SK hynix Plans $712.5B South Korea Investment: HBM, NAND, New Semiconductor Cluster
SK hynix announced a landmark KRW 1.1 trillion ($712.5 billion) investment in South Korean semiconductor operations—the largest capital commitment in the company's history. The plan spans three major initiatives: KRW 100 trillion ($64 billion) for Cheongju campus expansion (3D NAND and HBM packaging); KRW 600 trillion ($389.3 billion) for the Yongin Semiconductor Cluster, which will become SK hynix's largest DRAM production site; and KRW 400 trillion ($259.5 billion) for a new Southwestern semiconductor cluster, a greenfield project still in site-selection phase.
The Cheongju investment supports M17 3D NAND fab construction (starting 2027, production estimated 2029) and P&T7 HBM packaging and test facility expansion. The Yongin cluster is more mature: the first fab is expected to commence operations in May 2027, with subsequent fabs added sequentially. Full ramp is expected to impact the DRAM market in 2028–2029. SK hynix accelerated the Yongin timeline from 2045 to 2033—ten years earlier—reflecting confidence in sustained memory demand. The Southwestern cluster remains years away; site selection depends on evaluating electricity, water, transportation, and infrastructure availability.
This mega-investment arrives as Samsung announced parallel KRW 140 trillion ($90.98 billion) in South Korean capex, signaling an industry-wide capacity buildout aimed at supporting sustained AI inference and training demand. SK hynix expects these fabs to improve DRAM and HBM supply elasticity and reduce Korean semiconductor supply concentration risk.
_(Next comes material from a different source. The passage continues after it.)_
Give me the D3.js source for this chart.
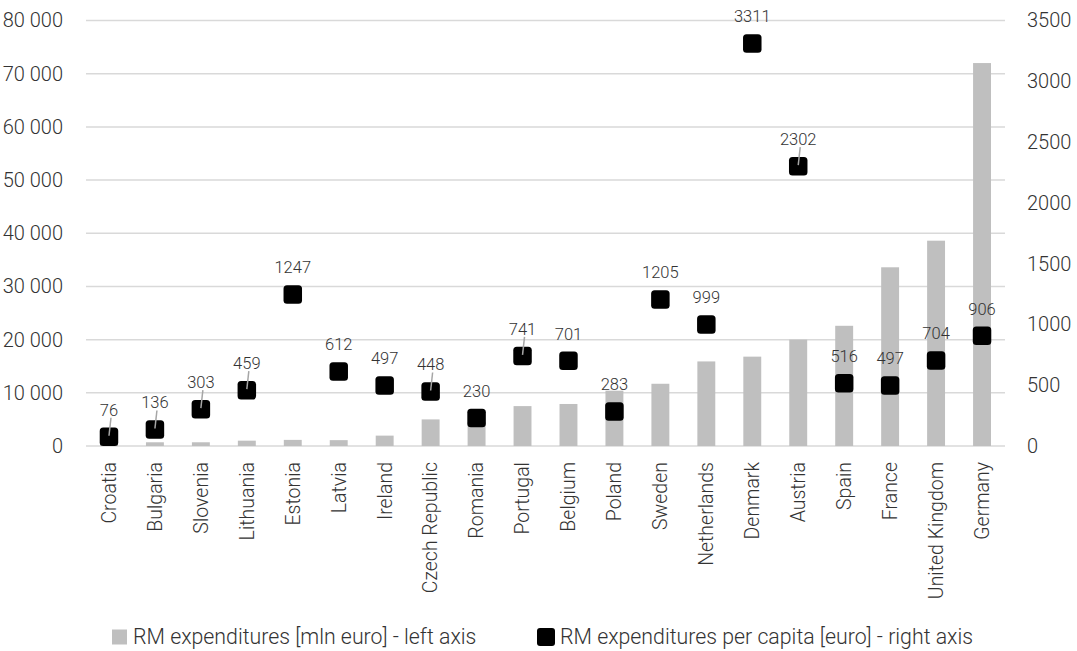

For AI infrastructure planners and buyers, SK hynix's accelerated timeline signals that memory bandwidth (HBM) and DRAM capacity constraints may ease starting 2027–2028. However, the 2–4 year lag before new capacity reaches volume underscores that current spot shortages and elevated HBM/memory costs will persist through 2026 and into 2027. The investment is a bet that post-training, inference, and large-batch AI workloads will sustain memory price premiums that justify $712.5 billion in South Korean manufacturing.